[Entries taken from a collection]
------
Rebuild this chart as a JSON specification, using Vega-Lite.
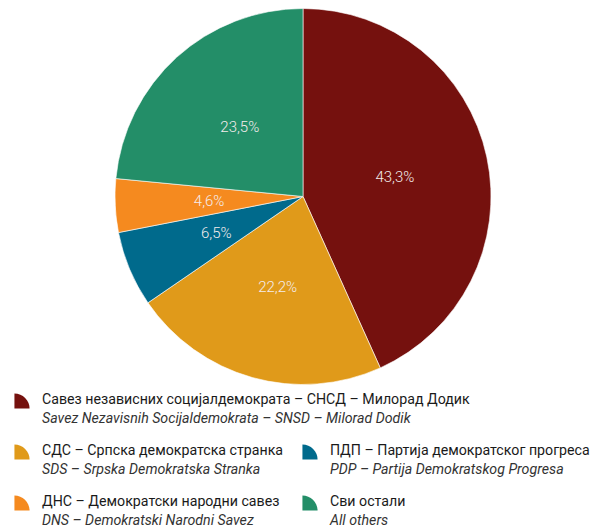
{
  "$schema": "https://vega.github.io/schema/vega-lite/v6.json",
  "padding": 0,
  "spacing": 0,
  "background": "white",
  "config": {
    "view": {"stroke": null},
    "locale": {"number": {"decimal": ",", "thousands": ".", "grouping": [3], "currency": ["", " €"]}}
  },
  "datasets": {
    "parties": [
      {"party": "SNSD", "ord": 1, "value": 0.433, "cyr": "Савез независних социјалдемократа – СНСД – Милорад Додик", "lat": "Savez Nezavisnih Socijaldemokrata – SNSD – Milorad Dodik", "col": 0, "row": 0},
      {"party": "SDS", "ord": 2, "value": 0.222, "cyr": "СДС – Српска демократска странка", "lat": "SDS – Srpska Demokratska Stranka", "col": 0, "row": 1},
      {"party": "PDP", "ord": 3, "value": 0.065, "cyr": "ПДП – Партија демократског прогреса", "lat": "PDP – Partija Demokratskog Progresa", "col": 1, "row": 1},
      {"party": "DNS", "ord": 4, "value": 0.046, "cyr": "ДНС – Демократски народни савез", "lat": "DNS – Demokratski Narodni Savez", "col": 0, "row": 2},
      {"party": "Others", "ord": 5, "value": 0.235, "cyr": "Сви остали", "lat": " All others", "col": 1, "row": 2}
    ]
  },
  "vconcat": [
    {
      "width": 606,
      "height": 393,
      "data": {"name": "parties"},
      "encoding": {
        "theta": {"field": "value", "type": "quantitative", "stack": true},
        "order": {"field": "ord", "type": "quantitative"},
        "color": {
          "field": "party", "type": "nominal", "legend": null,
          "scale": {"domain": ["SNSD", "SDS", "PDP", "DNS", "Others"], "range": ["#75110e", "#e09a1a", "#006a8c", "#f58a1f", "#238e68"]}
        }
      },
      "layer": [
        {"mark": {"type": "arc", "outerRadius": 188, "stroke": "#ffffff", "strokeWidth": 0.6}},
        {
          "mark": {"type": "text", "radius": 94, "font": "Roboto", "fontWeight": 300, "fontSize": 15, "align": "center", "baseline": "middle"},
          "encoding": {
            "text": {"field": "value", "type": "quantitative", "format": ".1%"},
            "color": {"value": "#f4ecec"}
          }
        }
      ]
    },
    {
      "width": 603,
      "height": 139,
      "data": {"name": "parties"},
      "encoding": {
        "x": {"field": "col", "type": "quantitative", "axis": null, "scale": {"domain": [0, 1], "range": [22, 310]}},
        "y": {"field": "row", "type": "quantitative", "axis": null, "scale": {"domain": [0, 2], "range": [3, 105]}}
      },
      "layer": [
        {
          "mark": {"type": "point", "filled": true, "opacity": 1, "size": 230, "shape": "M -1 1 L -1 -1 A 2 2 0 0 1 1 1 Z", "yOffset": 1},
          "encoding": {
            "color": {
              "field": "party", "type": "nominal", "legend": null,
              "scale": {"domain": ["SNSD", "SDS", "PDP", "DNS", "Others"], "range": ["#75110e", "#e09a1a", "#006a8c", "#f58a1f", "#238e68"]}
            }
          }
        },
        {
          "mark": {"type": "text", "align": "left", "baseline": "middle", "dx": 20, "font": "Roboto", "fontSize": 14.2, "color": "#1a1a1a"},
          "encoding": {"text": {"field": "cyr", "type": "nominal"}}
        },
        {
          "mark": {"type": "text", "align": "left", "baseline": "middle", "dx": 20, "dy": 19, "font": "Roboto", "fontSize": 14.2, "fontStyle": "italic", "color": "#333333"},
          "encoding": {"text": {"field": "lat", "type": "nominal"}}
        }
      ]
    }
  ]
}
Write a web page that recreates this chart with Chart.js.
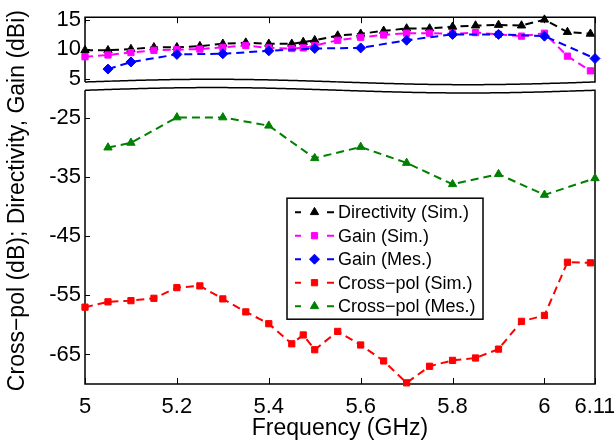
<!DOCTYPE html>
<html lang="en">
<head>
<meta charset="UTF-8" />
<title>Directivity, Gain and Cross-pol vs Frequency</title>
<script src="https://cdn.jsdelivr.net/npm/chart.js"></script>
<style>
  html, body { margin: 0; padding: 0; background: #fff; }
  #wrap { width: 614px; height: 442px; }
</style>
</head>
<body>
<div id="wrap"><canvas id="patternChart" width="614" height="442"></canvas></div>
<script>
// frequency points (GHz)
const freqSim = [5, 5.05, 5.1, 5.15, 5.2, 5.25, 5.3, 5.35, 5.4, 5.45, 5.475, 5.5,
                 5.55, 5.6, 5.65, 5.7, 5.75, 5.8, 5.85, 5.9, 5.95, 6, 6.05, 6.1];
const freqMes = [5.05, 5.1, 5.2, 5.3, 5.4, 5.5, 5.6, 5.7, 5.8, 5.9, 6, 6.11];

// dBi
const directivitySim = [9.8, 9.8, 10.0, 10.3, 10.3, 10.5, 10.9, 11.1, 10.9, 10.9, 11.2, 11.5,
                        12.3, 12.6, 13.1, 13.5, 13.5, 13.8, 14.0, 14.1, 14.0, 15.0, 12.9, 12.6];
const gainSim = [8.7, 9.0, 9.4, 9.8, 9.9, 10.0, 10.3, 10.6, 10.2, 10.1, 10.2, 10.6,
                 11.5, 12.0, 12.4, 12.7, 12.7, 12.6, 12.8, 12.5, 12.2, 12.7, 8.8, 6.3];
const gainMes = [6.6, 7.8, 9.1, 9.2, 9.7, 10.1, 10.2, 11.5, 12.5, 12.5, 12.2, 8.4];

// dB
const xpolSim = [-57.0, -56.1, -55.9, -55.5, -53.7, -53.4, -55.6, -57.8, -59.8, -63.2, -61.7, -64.2,
                 -61.1, -63.4, -66.1, -69.8, -67.0, -66.0, -65.6, -64.1, -59.4, -58.4, -49.4, -49.5];
const xpolMes = [-30.0, -29.2, -24.9, -24.9, -26.3, -31.8, -29.9, -32.6, -36.2, -34.5, -38.0, -35.2];

const xTicks = [5, 5.2, 5.4, 5.6, 5.8, 6, 6.11];
const topTicks = [5, 10, 15];
const bottomTicks = [-65, -55, -45, -35, -25];

const FONT = '"Liberation Sans", Arial, Helvetica, sans-serif';

function series(label, xs, ys, color, marker, radius, axis, order) {
  return {
    label: label,
    data: xs.map((x, i) => ({ x: x, y: ys[i] })),
    yAxisID: axis,
    order: order,
    borderColor: color,
    backgroundColor: color,
    pointBackgroundColor: color,
    pointBorderColor: color,
    borderWidth: 2,
    borderDash: [8, 5],
    pointStyle: marker,
    pointRadius: radius,
    pointHoverRadius: radius,
    pointBorderWidth: 1,
    tension: 0,
    fill: false,
    clip: false
  };
}

const datasets = [
  series('Directivity (Sim.)', freqSim, directivitySim, '#000000', 'triangle', 4.8, 'yTop', 5),
  series('Gain (Sim.)', freqSim, gainSim, '#ff00ff', 'rect', 4.4, 'yTop', 4),
  series('Gain (Mes.)', freqMes, gainMes, '#0000ff', 'rectRot', 5, 'yTop', 3),
  series('Cross\u2212pol (Sim.)', freqSim, xpolSim, '#ff0000', 'rect', 4.4, 'yBot', 2),
  series('Cross\u2212pol (Mes.)', freqMes, xpolMes, '#008000', 'triangle', 4.8, 'yBot', 1)
];

const tickFont = { family: FONT, size: 22 };
const plain = v => String(v);

// frame with the axis break, inward tick marks
const breakAxis = {
  id: 'breakAxis',
  beforeDatasetsDraw(chart) {
    const { ctx, chartArea: a, scales } = chart;
    const L = a.left, R = a.right;
    const split = scales.yTop.bottom;
    const wave = x => 2.7 * Math.sin(2 * Math.PI * (x - L) / (R - L));
    const upper = x => split - 4 - wave(x);
    const lower = x => split + 4.3 - wave(x);

    ctx.save();
    // white gap between the two panels
    ctx.fillStyle = '#ffffff';
    ctx.beginPath();
    ctx.moveTo(L - 1, upper(L));
    for (let x = L; x <= R; x += 2) ctx.lineTo(x, upper(x));
    ctx.lineTo(R + 1, upper(R));
    ctx.lineTo(R + 1, lower(R));
    for (let x = R; x >= L; x -= 2) ctx.lineTo(x, lower(x));
    ctx.lineTo(L - 1, lower(L));
    ctx.closePath();
    ctx.fill();

    ctx.strokeStyle = '#000000';
    ctx.lineWidth = 1.5;
    // top panel
    ctx.beginPath();
    ctx.moveTo(L, upper(L));
    ctx.lineTo(L, a.top);
    ctx.lineTo(R, a.top);
    ctx.lineTo(R, upper(R));
    for (let x = R; x >= L; x -= 2) ctx.lineTo(x, upper(x));
    ctx.lineTo(L, upper(L));
    ctx.stroke();
    // bottom panel
    ctx.beginPath();
    ctx.moveTo(L, lower(L));
    ctx.lineTo(L, a.bottom);
    ctx.lineTo(R, a.bottom);
    ctx.lineTo(R, lower(R));
    for (let x = R; x >= L; x -= 2) ctx.lineTo(x, lower(x));
    ctx.lineTo(L, lower(L));
    ctx.stroke();

    // tick marks
    ctx.lineWidth = 1;
    ctx.beginPath();
    xTicks.forEach(v => {
      const px = Math.round(scales.x.getPixelForValue(v)) + 0.5;
      ctx.moveTo(px, a.bottom); ctx.lineTo(px, a.bottom - 6);
      ctx.moveTo(px, a.top); ctx.lineTo(px, a.top + 6);
    });
    topTicks.forEach(v => {
      const py = Math.round(scales.yTop.getPixelForValue(v)) + 0.5;
      ctx.moveTo(L, py); ctx.lineTo(L + 5, py);
    });
    bottomTicks.forEach(v => {
      const py = Math.round(scales.yBot.getPixelForValue(v)) + 0.5;
      ctx.moveTo(L, py); ctx.lineTo(L + 5, py);
    });
    ctx.stroke();
    ctx.restore();
  },
  afterDraw(chart) {
    const { ctx, chartArea: a } = chart;
    ctx.save();

    // shared y title across both panels
    ctx.fillStyle = '#000000';
    ctx.font = '23px ' + FONT;
    ctx.textAlign = 'center';
    ctx.textBaseline = 'middle';
    ctx.translate(18, (a.top + a.bottom) / 2);
    ctx.rotate(-Math.PI / 2);
    ctx.fillText('Cross\u2212pol (dB); Directivity, Gain (dBi)', 0, 0);
    ctx.setTransform(1, 0, 0, 1, 0, 0);

    // legend box
    const bx = a.left + 202, by = a.top + 181, bw = 196, bh = 121;
    ctx.fillStyle = '#ffffff';
    ctx.fillRect(bx, by, bw, bh);
    ctx.strokeStyle = '#000000';
    ctx.lineWidth = 1.5;
    ctx.strokeRect(bx, by, bw, bh);

    ctx.font = '18px ' + FONT;
    ctx.textAlign = 'left';
    chart.data.datasets.forEach((ds, i) => {
      const y = by + 14 + i * 23.5;
      ctx.strokeStyle = ds.borderColor;
      ctx.fillStyle = ds.borderColor;
      ctx.lineWidth = 2;
      ctx.beginPath();
      ctx.moveTo(bx + 8, y); ctx.lineTo(bx + 14, y);
      ctx.moveTo(bx + 40, y); ctx.lineTo(bx + 47, y);
      ctx.stroke();
      ctx.lineWidth = 1;
      Chart.helpers.drawPoint(ctx, {
        pointStyle: ds.pointStyle, radius: ds.pointRadius, borderWidth: 1, rotation: 0
      }, bx + 27.5, y);
      ctx.fillStyle = '#000000';
      ctx.fillText(ds.label, bx + 51, y + 1);
    });
    ctx.restore();
  }
};

new Chart(document.getElementById('patternChart'), {
  type: 'line',
  data: { datasets: datasets },
  plugins: [breakAxis],
  options: {
    responsive: false,
    animation: false,
    devicePixelRatio: 1,
    layout: { padding: { left: 0, right: 19, top: 16, bottom: 0 }, autoPadding: false },
    plugins: { legend: { display: false }, tooltip: { enabled: false } },
    scales: {
      x: {
        type: 'linear', min: 5, max: 6.11,
        grid: { display: false, drawTicks: false },
        border: { display: false },
        ticks: { font: tickFont, color: '#000', padding: 10, autoSkip: false, maxRotation: 0, callback: plain },
        afterBuildTicks: s => { s.ticks = xTicks.map(v => ({ value: v })); },
        afterFit: s => { s.height = 58; s.paddingLeft = 0; s.paddingRight = 0; },
        title: { display: true, text: 'Frequency (GHz)', color: '#000', font: { family: FONT, size: 23 }, padding: 0 }
      },
      yBot: {
        type: 'linear', position: 'left', stack: 'split', stackWeight: 299,
        min: -70, max: -19.58,
        grid: { display: false, drawTicks: false },
        border: { display: false },
        ticks: { font: tickFont, color: '#000', padding: 4, autoSkip: false, callback: plain },
        afterBuildTicks: s => { s.ticks = bottomTicks.map(v => ({ value: v })); },
        afterFit: s => { s.width = 85; }
      },
      yTop: {
        type: 'linear', position: 'left', stack: 'split', stackWeight: 69,
        min: 3.73, max: 15.42,
        grid: { display: false, drawTicks: false },
        border: { display: false },
        ticks: { font: tickFont, color: '#000', padding: 4, autoSkip: false, callback: plain },
        afterBuildTicks: s => { s.ticks = topTicks.map(v => ({ value: v })); },
        afterFit: s => { s.width = 85; }
      }
    }
  }
});
</script>
</body>
</html>
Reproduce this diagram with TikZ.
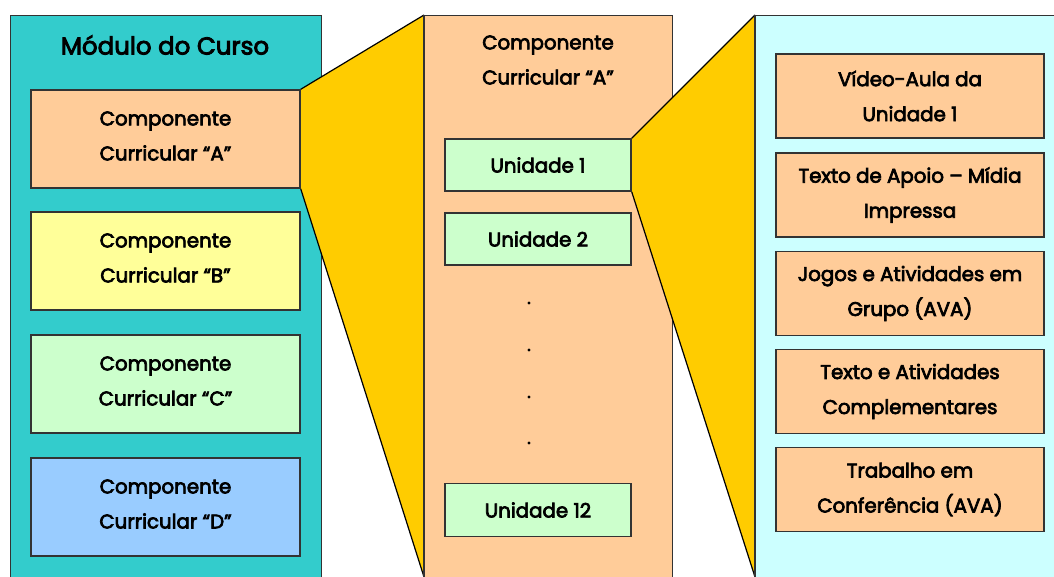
\documentclass[tikz,border=0pt]{standalone}
\usepackage{fontspec}
\setmainfont{Poppins}[FakeBold=3.5]
\definecolor{tealC}{HTML}{33CCCC}
\definecolor{orangeC}{HTML}{FFCC99}
\definecolor{yellowC}{HTML}{FFFF99}
\definecolor{greenC}{HTML}{CCFFCC}
\definecolor{blueC}{HTML}{99CCFF}
\definecolor{cyanC}{HTML}{CCFFFF}
\definecolor{goldC}{HTML}{FFCC00}
\definecolor{lineC}{HTML}{333333}
\begin{document}
\begin{tikzpicture}[x=1pt,y=-1pt,
  box/.style={draw=lineC, line width=1.4pt, align=center, inner sep=0pt, text=black,
    font=\fontsize{19.8}{35}\selectfont},
  panel/.style={draw=lineC, line width=1.4pt, inner sep=0pt, anchor=north west},
  lbl/.style={align=center, inner sep=0pt, text=black, font=\fontsize{19.8}{35}\selectfont}]
\useasboundingbox (0,0) rectangle (1054,577);
\clip (0,0) rectangle (1054,577);
\fill[white] (0,0) rectangle (1054,577);
% panels
\node[panel, fill=tealC, minimum width=311pt, minimum height=620pt] (mod) at (10,15) {};
\node[panel, fill=orangeC, minimum width=248pt, minimum height=620pt] (mid) at (424,15) {};
\node[panel, fill=cyanC, minimum width=320pt, minimum height=620pt] (rgt) at (755,15) {};
% boxes
\node[box, fill=orangeC, minimum width=269pt, minimum height=98pt] (ca) at (165.5,139) {};
\node[box, fill=yellowC, minimum width=269pt, minimum height=98pt] (cb) at (165.5,261) {};
\node[box, fill=greenC, minimum width=269pt, minimum height=98pt] (cc) at (165.5,384) {};
\node[box, fill=blueC, minimum width=269pt, minimum height=98pt] (cd) at (165.5,507) {};
\node[box, fill=greenC, minimum width=186pt, minimum height=52pt] (u1) at (538,165) {};
% wedges
\coordinate (w1b) at (424,577);
\coordinate (w2b) at (755,577);
\fill[goldC] (ca.north east) -- (mid.north west) -- (w1b) -- (ca.south east) -- cycle;
\draw[black, line width=1.2pt] (ca.north east) -- (mid.north west);
\draw[black, line width=1.2pt] (ca.south east) -- (w1b);
\fill[goldC] (u1.north east) -- (rgt.north west) -- (w2b) -- (u1.south east) -- cycle;
\draw[black, line width=1.2pt] (u1.north east) -- (rgt.north west);
\draw[black, line width=1.2pt] (u1.south east) -- (w2b);
\draw[lineC, line width=1.4pt] (mid.north west) -- (w1b);
\draw[lineC, line width=1.4pt] (rgt.north west) -- (w2b);
% redraw boxes on top
\node[box, fill=orangeC, minimum width=269pt, minimum height=98pt] (ca2) at (ca) {};
\node[box, fill=greenC, minimum width=186pt, minimum height=52pt] (u1b) at (u1) {};
\node[box, fill=greenC, minimum width=186pt, minimum height=52pt] (u2) at (538,239) {};
\node[box, fill=greenC, minimum width=186pt, minimum height=53pt] (u12) at (538,510) {};
% box texts
\node[lbl] (ta) at (165.5,136) {Componente\\Curricular “A”};
\node[lbl] (tb) at (165.5,258) {Componente\\Curricular “B”};
\node[lbl] (tc) at (165.5,381) {Componente\\Curricular “C”};
\node[lbl] (td) at (165.5,504) {Componente\\Curricular “D”};
\node[lbl] (tu1) at (538,165) {Unidade 1};
\node[lbl] (tu2) at (538,239) {Unidade 2};
\node[lbl] (tu12) at (538,510) {Unidade 12};
% titles
\node[lbl, font=\fontsize{24.5}{30}\selectfont] (t1) at (165,45) {Módulo do Curso};
\node[lbl] (t2) at (548,60) {Componente\\Curricular “A”};
% dots
\foreach \yy [count=\i] in {303,350,397,443} \fill[black] (529,\yy) circle (1.6pt) coordinate (d\i);
% right boxes
\node[box, fill=orangeC, minimum width=268pt, minimum height=84pt] (r1) at (910,96) {Vídeo-Aula da\\Unidade 1};
\node[box, fill=orangeC, minimum width=268pt, minimum height=84pt] (r2) at (910,195) {Texto de Apoio – Mídia\\Impressa};
\node[box, fill=orangeC, minimum width=268pt, minimum height=84pt] (r3) at (910,293.5) {Jogos e Atividades em\\Grupo (AVA)};
\node[box, fill=orangeC, minimum width=268pt, minimum height=84pt] (r4) at (910,391.5) {Texto e Atividades\\Complementares};
\node[box, fill=orangeC, minimum width=268pt, minimum height=84pt] (r5) at (910,489.5) {Trabalho em\\Conferência (AVA)};
\end{tikzpicture}
\end{document}
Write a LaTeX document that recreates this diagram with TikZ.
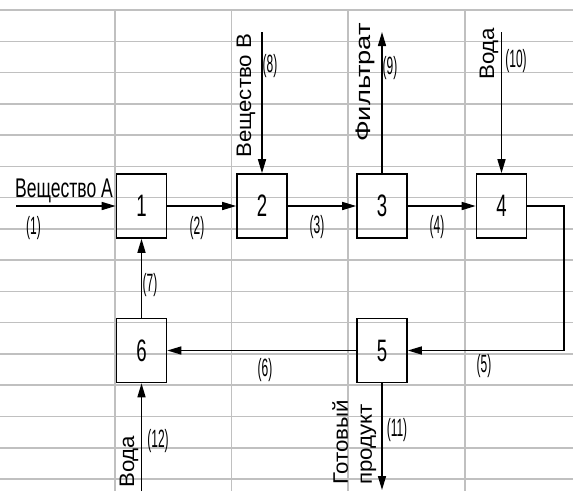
------
From the line containing "Write a web" through the line containing "Arial, Helvetica, sans-serif';", copy every line above exactly, without pictures.

**THE RESPONSE:**
Write a web page that recreates this chart with Chart.js.
<!DOCTYPE html>
<html lang="en">
<head>
<meta charset="UTF-8" />
<title>Directivity, Gain and Cross-pol vs Frequency</title>
<script src="https://cdn.jsdelivr.net/npm/chart.js"></script>
<style>
  html, body { margin: 0; padding: 0; background: #fff; }
  #wrap { width: 614px; height: 442px; }
</style>
</head>
<body>
<div id="wrap"><canvas id="patternChart" width="614" height="442"></canvas></div>
<script>
// frequency points (GHz)
const freqSim = [5, 5.05, 5.1, 5.15, 5.2, 5.25, 5.3, 5.35, 5.4, 5.45, 5.475, 5.5,
                 5.55, 5.6, 5.65, 5.7, 5.75, 5.8, 5.85, 5.9, 5.95, 6, 6.05, 6.1];
const freqMes = [5.05, 5.1, 5.2, 5.3, 5.4, 5.5, 5.6, 5.7, 5.8, 5.9, 6, 6.11];

// dBi
const directivitySim = [9.8, 9.8, 10.0, 10.3, 10.3, 10.5, 10.9, 11.1, 10.9, 10.9, 11.2, 11.5,
                        12.3, 12.6, 13.1, 13.5, 13.5, 13.8, 14.0, 14.1, 14.0, 15.0, 12.9, 12.6];
const gainSim = [8.7, 9.0, 9.4, 9.8, 9.9, 10.0, 10.3, 10.6, 10.2, 10.1, 10.2, 10.6,
                 11.5, 12.0, 12.4, 12.7, 12.7, 12.6, 12.8, 12.5, 12.2, 12.7, 8.8, 6.3];
const gainMes = [6.6, 7.8, 9.1, 9.2, 9.7, 10.1, 10.2, 11.5, 12.5, 12.5, 12.2, 8.4];

// dB
const xpolSim = [-57.0, -56.1, -55.9, -55.5, -53.7, -53.4, -55.6, -57.8, -59.8, -63.2, -61.7, -64.2,
                 -61.1, -63.4, -66.1, -69.8, -67.0, -66.0, -65.6, -64.1, -59.4, -58.4, -49.4, -49.5];
const xpolMes = [-30.0, -29.2, -24.9, -24.9, -26.3, -31.8, -29.9, -32.6, -36.2, -34.5, -38.0, -35.2];

const xTicks = [5, 5.2, 5.4, 5.6, 5.8, 6, 6.11];
const topTicks = [5, 10, 15];
const bottomTicks = [-65, -55, -45, -35, -25];

const FONT = '"Liberation Sans", Arial, Helvetica, sans-serif';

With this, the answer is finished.